If you're a shareholder of Telstra Group Ltd (ASX: TLS), you may have noticed a lack of substantial share price gains in recent months. Despite an impressive 60% surge between October 2020 and May 2022, reaching a 52-week high of $4.46, Telstra shares have stagnated since then. Currently trading at $3.98, a 10.8% dip from the peak.
Despite this plateau, Telstra's renowned dividends, currently offering a fully-franked yield of 4.25%, have provided solace to investors. However, ASX broker Goldman Sachs sees potential for Telstra to break out of its recent pattern. Amidst discussions about Telstra's performance, investors are also keeping an eye on the broader landscape of ASX communication stocks for potential shifts and opportunities.
Goldman Sachs recently reiterated its bullish stance on the ASX 200 telco, assigning Telstra shares a buy rating with a 12-month price target of $4.70. This target implies an 18.1% increase from the current share price of $3.98.

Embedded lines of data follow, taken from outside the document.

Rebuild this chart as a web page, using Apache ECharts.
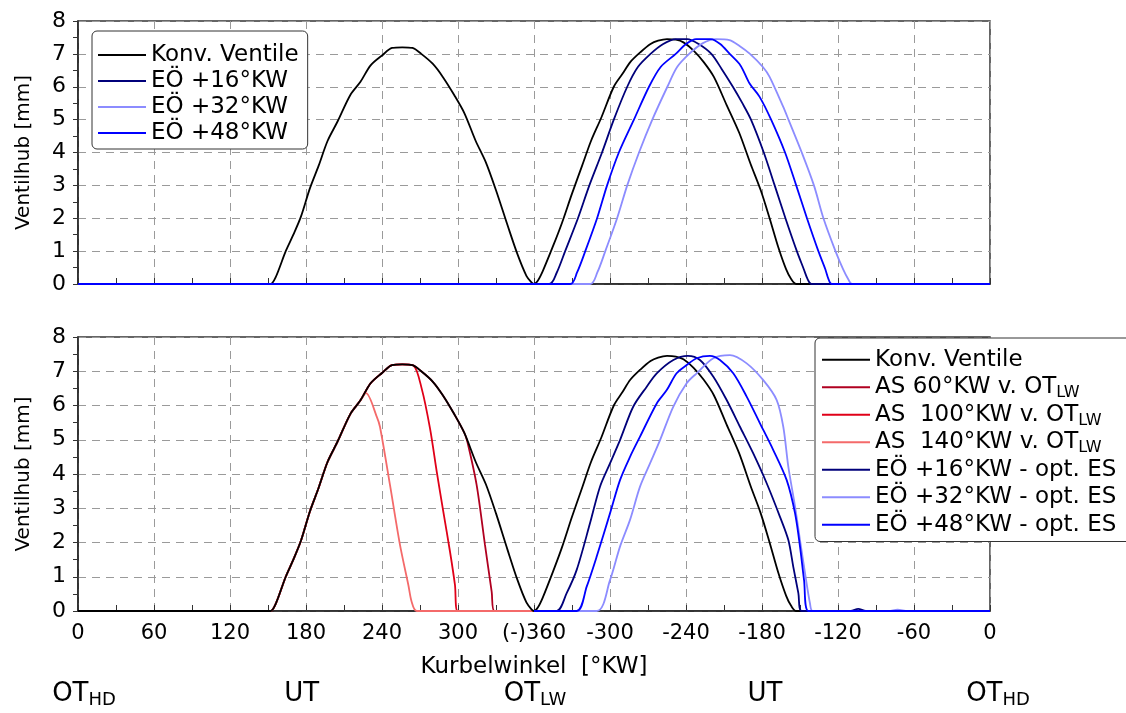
<!DOCTYPE html>
<html><head><meta charset="utf-8">
<script src="https://cdn.jsdelivr.net/npm/echarts@6/dist/echarts.min.js"></script>
<style>html,body{margin:0;padding:0;background:#fff;}#c{width:1126px;height:713px;}</style>
</head><body><div id="c"></div>
<script>
// ---- tick labels / titles ----
const xTickLabels = ['0','60','120','180','240','300','(-)360','-300','-240','-180','-120','-60','0'];
const yTitle = 'Ventilhub [mm]';
const xTitle = 'Kurbelwinkel  [°KW]';
const topLegendNames = ['Konv. Ventile','EÖ +16°KW','EÖ +32°KW','EÖ +48°KW'];
const bottomLegendNames = ['Konv. Ventile','AS 60°KW v. OT_LW','AS  100°KW v. OT_LW','AS  140°KW v. OT_LW','EÖ +16°KW - opt. ES','EÖ +32°KW - opt. ES','EÖ +48°KW - opt. ES'];
const phaseLabels = ['OT_HD','UT','OT_LW','UT','OT_HD'];

// ---- conventional valves (both panels) ----
const konvX = [0,150,152,156,164,170,176,183,190,197,205,215,223,231,240,248,256,264,271,280,288,297,305,314,322,330,339,347,354,358,360,363,367,375,382,390,398,405,413,423,430,436,444,452,458,465,472,478,486,494,502,512,522,531,539,546,553,559,563,567,720];
const konvY = [0,0,0,0.2,1.0,1.5,2.05,2.9,3.6,4.35,4.95,5.75,6.15,6.65,6.95,7.18,7.2,7.18,7.0,6.7,6.3,5.75,5.2,4.35,3.7,2.85,1.8,0.9,0.25,0.05,0,0.1,0.4,1.15,1.85,2.75,3.6,4.35,5.05,6.0,6.4,6.75,7.05,7.3,7.4,7.45,7.43,7.35,7.1,6.75,6.3,5.45,4.6,3.65,2.85,2.0,1.1,0.45,0.15,0,0];

// ---- top panel: inlet opening shifts ----
const top16X = [0,372,378,384.6,394.7,403.7,413.7,423,433.6,442,452,462,472,481,490,500,508,517,524.5,531.3,541.4,550,558.5,567.5,573,576,579,720];
const top16Y = [0,0,0.35,1,2,3,4,5,6,6.6,7,7.3,7.45,7.45,7.3,7,6.55,6,5.5,5,4,3,2,1,0.45,0.15,0,0];
const top48X = [0,388.6,394,400.5,409.8,417.7,427,438.9,450.8,460,471.9,480,488,499.7,507,514.5,523,530.2,538,547.2,558.2,567,575.5,584.5,590,592.5,595,720];
const top48Y = [0,0,0.35,1,2,3,4,5,6,6.6,7,7.3,7.45,7.45,7.3,7,6.65,6.1,5.7,5,4,3,2,1,0.45,0.15,0,0];
const top32X = [0,404.4,410,416.3,425.6,433.6,442.9,453.4,465.3,473,482.5,493,503.7,514.3,522,530.5,540.7,546,556.6,560.9,571.4,581,588.5,598,604,608,611,720];
const top32Y = [0,0,0.35,1,2,3,4,5,6,6.6,7,7.32,7.45,7.42,7.25,7,6.6,6.3,5.4,5,4,3,2,1,0.45,0.15,0,0];

// ---- bottom panel: exhaust closing variants ----
const as60X = [0,150,152,156,164,170,176,183,190,197,205,215,223,231,240,248,256,264,271,280,288,297,305,307.4,314.7,321.3,326.6,328.7,376];
const as60Y = [0,0,0,0.2,1.0,1.5,2.05,2.9,3.6,4.35,4.95,5.75,6.15,6.65,6.95,7.18,7.2,7.18,7.0,6.7,6.3,5.75,5.2,4.94,3.68,1.93,0.56,0,0];
const as100X = [0,150,152,156,164,170,176,183,190,197,205,215,223,231,240,248,256,264.7,271.3,277.9,283.2,288.4,293.7,297.6,299.7,376];
const as100Y = [0,0,0,0.2,1.0,1.5,2.05,2.9,3.6,4.35,4.95,5.75,6.15,6.65,6.95,7.18,7.2,7.17,6.5,5.33,4.07,2.9,1.73,0.76,0,0];
const as140X = [0,150,152,156,164,170,176,183,190,197,205,215,223,227.4,235.9,238.4,246.3,254.2,260.8,263.4,267.4,376];
const as140Y = [0,0,0,0.2,1.0,1.5,2.05,2.9,3.6,4.35,4.95,5.75,6.15,6.36,5.67,5.38,3.68,1.93,0.76,0.27,0,0];

// ---- bottom panel: inlet with optimised closing ----
const bot16X = [360,377.9,385.8,393.7,404.2,412.1,420,427.9,438.4,449,456.9,470,481.5,491,501.6,512.1,522.6,533.1,543.7,554.2,560.8,564.7,568.7,571.3,610,616,622,720];
const bot16Y = [0,0,0.52,1.2,2.56,3.63,4.31,4.99,5.97,6.55,6.94,7.33,7.45,7.33,6.84,6.16,5.38,4.6,3.73,2.75,2.07,1.29,0.52,0,0,0.06,0,0];
const bot48X = [360,393.7,401.6,409.5,420,427.9,435.8,443.7,456.9,464.8,472.6,480.5,488.4,498.9,506.8,517.3,527.9,538.4,548.9,559.5,566.1,570,573.2,576.6,720];
const bot48Y = [0,0,0.71,1.59,2.85,3.82,4.5,5.09,6.06,6.45,6.94,7.18,7.38,7.45,7.33,6.94,6.26,5.48,4.7,3.82,2.85,1.88,0.9,0,0];
const bot32X = [360,409.5,420,427.9,435.8,443.7,451.6,459.5,470,480.5,488.4,501.6,514.7,527.9,541,551.6,556.8,560.8,566.1,570,574,577.9,580,640,647,655,720];
const bot32Y = [0,0,0.9,1.88,2.66,3.63,4.31,4.99,5.97,6.65,6.94,7.38,7.47,7.23,6.74,6.16,5.38,4.21,3.05,2.07,1.1,0.22,0,0,0.04,0,0];

// ---- styling ----
const FONT = 'DejaVu Sans';
const C_BLACK = '#000000', C_NAVY = '#00007a', C_LAV = '#8c8cff', C_BLUE = '#0000ff';
const C_AS60 = '#b00020', C_AS100 = '#e00018', C_AS140 = '#f46a6a';

function zip(xs, ys) { return xs.map((x, i) => [x, ys[i]]); }
function sub(s) { return s.replace(/_(LW|HD)/g, '{s|$1}'); }

const dashed = { show: true, lineStyle: { color: '#9a9a9a', width: 1, type: [8, 6] } };

function xAxis(gi, labels) {
  return {
    type: 'value', gridIndex: gi, min: 0, max: 720, interval: 60,
    axisLine: { show: true, onZero: false, lineStyle: { color: '#222', width: 1.5 } },
    axisTick: { show: true, inside: true, length: 6, lineStyle: { color: '#333' } },
    minorTick: { show: true, splitNumber: 2, length: 6, lineStyle: { color: '#333' } },
    splitLine: dashed,
    axisLabel: { show: labels, formatter: v => xTickLabels[Math.round(v / 60)], fontFamily: FONT, fontSize: 21, color: '#000', margin: 12 },
    name: labels ? xTitle : '', nameLocation: 'middle', nameGap: 45,
    nameTextStyle: { fontFamily: FONT, fontSize: 23, color: '#000' }
  };
}
function yAxis(gi) {
  return {
    type: 'value', gridIndex: gi, min: 0, max: 8, interval: 1,
    axisLine: { show: true, lineStyle: { color: '#222', width: 1.5 } },
    axisTick: { show: true, inside: false, length: 5, lineStyle: { color: '#333' } },
    minorTick: { show: true, splitNumber: 2, length: 5, lineStyle: { color: '#333' } },
    splitLine: dashed,
    axisLabel: { fontFamily: FONT, fontSize: 22, color: '#000', margin: 12 },
    name: yTitle, nameLocation: 'middle', nameRotate: 90, nameGap: 44,
    nameTextStyle: { fontFamily: FONT, fontSize: 20, color: '#000' }
  };
}
function line(name, gi, xs, ys, color, w) {
  return {
    type: 'line', name, xAxisIndex: gi, yAxisIndex: gi, data: zip(xs, ys),
    symbol: 'none', showSymbol: false, smooth: 0.3,
    lineStyle: { color, width: w || 1.8 }, itemStyle: { color }, animation: false
  };
}

const series = [
  line(topLegendNames[0], 0, konvX, konvY, C_BLACK),
  line(topLegendNames[1], 0, top16X, top16Y, C_NAVY),
  line(topLegendNames[2], 0, top32X, top32Y, C_LAV),
  line(topLegendNames[3], 0, top48X, top48Y, C_BLUE),
  line(bottomLegendNames[1], 1, as60X, as60Y, C_AS60),
  line(bottomLegendNames[2], 1, as100X, as100Y, C_AS100),
  line(bottomLegendNames[3], 1, as140X, as140Y, C_AS140),
  line(bottomLegendNames[0], 1, konvX, konvY, C_BLACK),
  line(bottomLegendNames[4], 1, bot16X, bot16Y, C_NAVY),
  line(bottomLegendNames[5], 1, bot32X, bot32Y, C_LAV),
  line(bottomLegendNames[6], 1, bot48X, bot48Y, C_BLUE)
];

const subRich = { s: { fontFamily: FONT, fontSize: 16, lineHeight: 11, verticalAlign: 'bottom', color: '#000' } };
const legendBase = {
  orient: 'vertical', itemGap: 0, itemWidth: 48, itemHeight: 2, icon: 'rect', selectedMode: false,
  backgroundColor: '#fff', borderColor: '#333', borderWidth: 1, borderRadius: 5, z: 10
};

const phaseX = [84, 301.6, 535, 765, 998];
const graphic = phaseLabels.map((t, i) => {
  const p = t.split('_');
  return {
    type: 'text', x: phaseX[i], y: 694, z: 20,
    style: {
      text: '{m|' + p[0] + '}' + (p[1] ? '{s|' + p[1] + '}' : ''),
      align: 'center', verticalAlign: 'middle', fill: '#000',
      rich: {
        m: { fontFamily: FONT, fontSize: 26, lineHeight: 30, fill: '#000' },
        s: { fontFamily: FONT, fontSize: 18, lineHeight: 8, verticalAlign: 'bottom', fill: '#000' }
      }
    }
  };
});

const option = {
  backgroundColor: '#fff',
  animation: false,
  grid: [
    { left: 78, right: 136, top: 21, height: 263, show: true, borderColor: '#333', borderWidth: 1.5, backgroundColor: 'transparent' },
    { left: 78, right: 136, top: 337, height: 274, show: true, borderColor: '#333', borderWidth: 1.5, backgroundColor: 'transparent' }
  ],
  xAxis: [xAxis(0, false), xAxis(1, true)],
  yAxis: [yAxis(0), yAxis(1)],
  legend: [
    Object.assign({}, legendBase, {
      left: 92, top: 31, padding: [11, 9, 3, 6], data: topLegendNames,
      textStyle: { fontFamily: FONT, fontSize: 23, color: '#000', lineHeight: 26 }
    }),
    Object.assign({}, legendBase, {
      left: 815, top: 338, padding: [8, 20, 3, 7], data: bottomLegendNames,
      formatter: n => sub(n),
      textStyle: { fontFamily: FONT, fontSize: 23, color: '#000', lineHeight: 27.5, rich: subRich }
    })
  ],
  graphic,
  series
};

const chart = echarts.init(document.getElementById('c'), null, { renderer: 'canvas' });
chart.setOption(option);
</script>
</body></html>
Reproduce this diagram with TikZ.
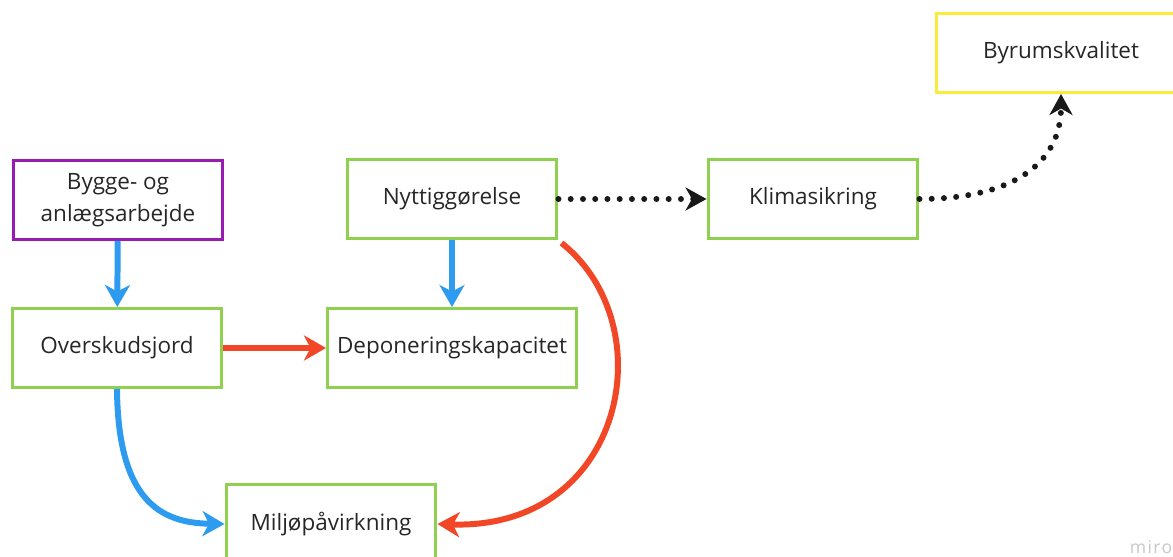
\documentclass[tikz,border=0pt]{standalone}
\usepackage{fontspec}
\setmainfont{Open Sans}
\usepackage{tikz}
\usetikzlibrary{arrows.meta,backgrounds}

\definecolor{boxgreen}{HTML}{8FD14F}
\definecolor{boxpurple}{HTML}{9A1BB3}
\definecolor{boxyellow}{HTML}{FAEB3A}
\definecolor{flowblue}{HTML}{2D9BF0}
\definecolor{flowred}{HTML}{F24726}
\definecolor{textgray}{HTML}{262626}

\begin{document}
\begin{tikzpicture}[x=0.02cm, y=-0.02cm,
  box/.style={draw=boxgreen, line width=1.7pt, minimum width=4.2cm, minimum height=1.58cm,
    align=center, text=textgray, font=\fontsize{12.8}{18}\selectfont},
  blueflow/.style={draw=flowblue, line width=3.4pt, -{Stealth[length=0.44cm, width=0.5cm, inset=0.13cm]}},
  redflow/.style={draw=flowred, line width=3.4pt, -{Stealth[length=0.44cm, width=0.5cm, inset=0.13cm]}},
  dotflow/.style={draw=black!90, line width=3.4pt, line cap=round, dash pattern=on 0pt off 0.245cm,
    -{Stealth[length=0.42cm, width=0.46cm, inset=0.13cm]}}]
  \useasboundingbox (0,0) rectangle (1173,557);
  \clip (0,0) rectangle (1173,557);
  % boxes
  \node[box, draw=boxpurple] (bygge) at (118,200) {Bygge- og\\anlægsarbejde};
  \node[box] (overskud) at (117,348) {Overskudsjord};
  \node[box] (nytte) at (452,199) {Nyttiggørelse};
  \node[box, minimum width=4.98cm] (depon) at (452,348) {Deponeringskapacitet};
  \node[box] (klima) at (813,199) {Klimasikring};
  \node[box, draw=boxyellow, minimum width=5cm] (byrum) at (1061,53) {Byrumskvalitet};
  \node[box] (miljo) at (331,524) {Miljøpåvirkning};
  \node[text=black!22, font=\fontsize{10}{12}\selectfont\addfontfeature{LetterSpace=8}] (miro) at (1151,547) {miro};
  % connectors
  \path[blueflow] (bygge) -- (overskud);
  \path[blueflow] (nytte) -- (depon);
  \path[redflow] (overskud) -- (depon);
  \path[blueflow] (overskud.south) .. controls (118,500) and (160,523) .. (miljo.west);
  \path[redflow] ([shift={(3,3)}]nytte.south east) .. controls (665,325) and (625,530) .. (miljo.east);
  \path[dotflow] (nytte) -- (klima);
  \path[dotflow] (klima.east) .. controls (1010,199) and (1061,165) .. (byrum.south);
\end{tikzpicture}
\end{document}
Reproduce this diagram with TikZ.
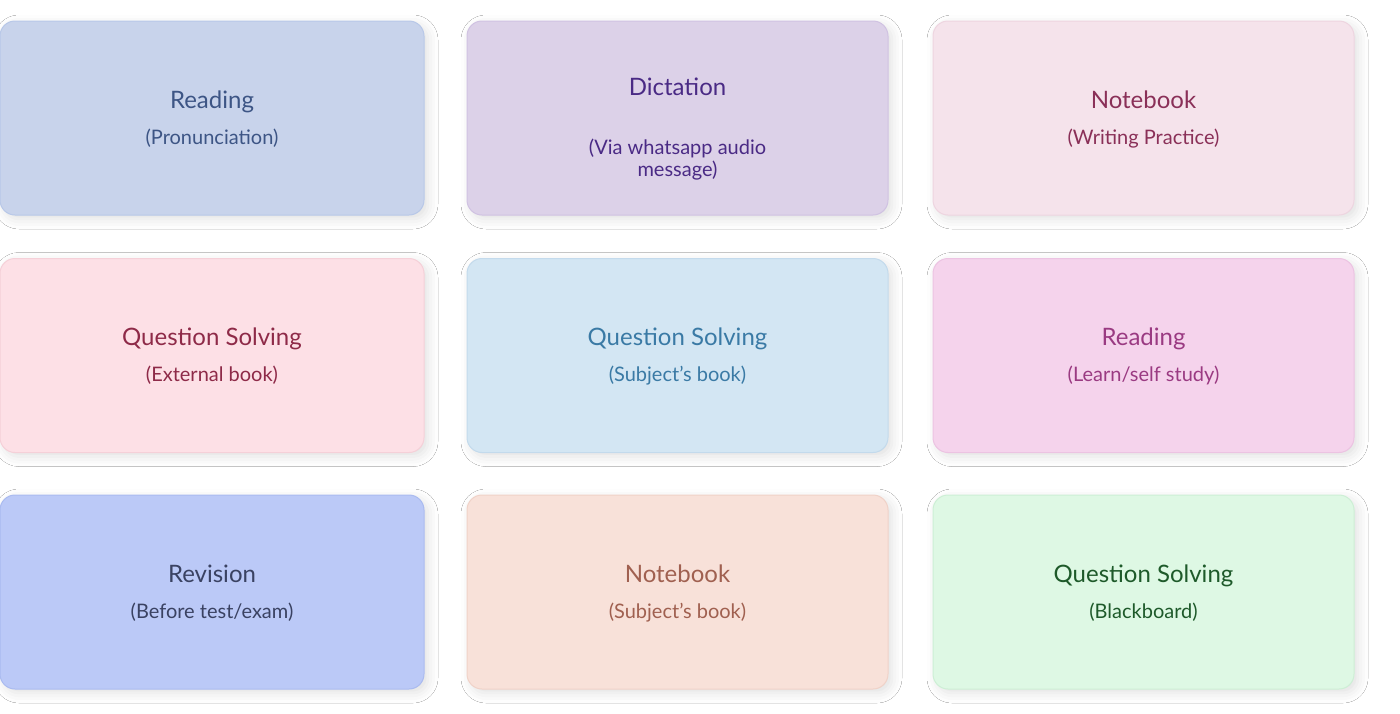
\documentclass[tikz,border=0pt]{standalone}
\usepackage{fontspec}
\setmainfont{Lato}
\usetikzlibrary{shadows.blur}
\definecolor{f1}{HTML}{C8D3EB}\definecolor{t1}{HTML}{3D5585}\definecolor{b1}{HTML}{B8C8E8}
\definecolor{f2}{HTML}{DCD1E8}\definecolor{t2}{HTML}{4A2A85}\definecolor{b2}{HTML}{D0C2E2}
\definecolor{f3}{HTML}{F5E3EB}\definecolor{t3}{HTML}{8A3058}\definecolor{b3}{HTML}{EED5E0}
\definecolor{f4}{HTML}{FDE0E6}\definecolor{t4}{HTML}{8E2A48}\definecolor{b4}{HTML}{F5D0D8}
\definecolor{f5}{HTML}{D3E6F3}\definecolor{t5}{HTML}{3A7AA5}\definecolor{b5}{HTML}{C3DAEC}
\definecolor{f6}{HTML}{F5D3EC}\definecolor{t6}{HTML}{9A3A82}\definecolor{b6}{HTML}{ECC3E2}
\definecolor{f7}{HTML}{BBC9F7}\definecolor{t7}{HTML}{3A4262}\definecolor{b7}{HTML}{AABBF0}
\definecolor{f8}{HTML}{F8E1D9}\definecolor{t8}{HTML}{A06050}\definecolor{b8}{HTML}{F0D2C8}
\definecolor{f9}{HTML}{DEF8E4}\definecolor{t9}{HTML}{1E5A2A}\definecolor{b9}{HTML}{CDEFD5}
\tikzset{card/.style={rounded corners=15pt,line width=1pt,minimum width=#1,minimum height=194pt,inner sep=0pt,
  blur shadow={shadow xshift=4pt,shadow yshift=-4pt,shadow blur radius=10pt,shadow opacity=12}},
  ttl/.style={font=\fontsize{24}{28}\selectfont},
  sub/.style={font=\fontsize{20}{22}\selectfont}}
\newcommand{\card}[9]{%
  \node[card=#9,fill=#4,draw=#5] (#1) at (#2,#3) {};
  \node[ttl,text=#6,anchor=base] (#1t) at ([yshift=10pt]#1.center) {#7};
  \node[sub,text=#6,anchor=base,align=center] (#1s) at ([yshift=-26pt]#1.center) {#8};}
\begin{document}
\begin{tikzpicture}[x=1pt,y=-1pt]
\useasboundingbox[fill=white] (0,0) rectangle (1400,713);
\card{a}{212}{118}{f1}{b1}{t1}{Reading}{(Pronunciation)}{424pt}
\node[card=421pt,fill=f2,draw=b2] (b) at (677.5,118) {};
\node[ttl,text=t2,anchor=base] (bt) at ([yshift=23pt]b.center) {Dictation};
\node[sub,text=t2,align=center,anchor=north] (bs) at ([yshift=-17pt]b.center) {(Via whatsapp audio\\message)};
\card{c}{1143.5}{118}{f3}{b3}{t3}{Notebook}{(Writing Practice)}{421pt}
\card{d}{212}{355.5}{f4}{b4}{t4}{Question Solving}{(External book)}{424pt}
\card{e}{677.5}{355.5}{f5}{b5}{t5}{Question Solving}{(Subject’s book)}{421pt}
\card{f}{1143.5}{355.5}{f6}{b6}{t6}{Reading}{(Learn/self study)}{421pt}
\card{g}{212}{592}{f7}{b7}{t7}{Revision}{(Before test/exam)}{424pt}
\card{h}{677.5}{592}{f8}{b8}{t8}{Notebook}{(Subject’s book)}{421pt}
\card{i}{1143.5}{592}{f9}{b9}{t9}{Question Solving}{(Blackboard)}{421pt}
\end{tikzpicture}
\end{document}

Goldman attributes its optimistic outlook to Telstra's "low-risk earnings (and dividend) growth" anticipated from FY22 to FY25. The broker envisions an 18 cents per share fully franked dividend for the 2024 financial year, rising to 19 cents per share in FY2025.
Telstra investors are likely pleased with the prospect of a fully-franked 4.77% yield by FY2025, especially considering the telco's historical resilience in maintaining shareholder income, even during challenging periods like the pandemic. While the market will ultimately determine the accuracy of Goldman's projections, the broker's positive outlook reflects confidence in Telstra's ability to deliver consistent returns and dividends in the coming years.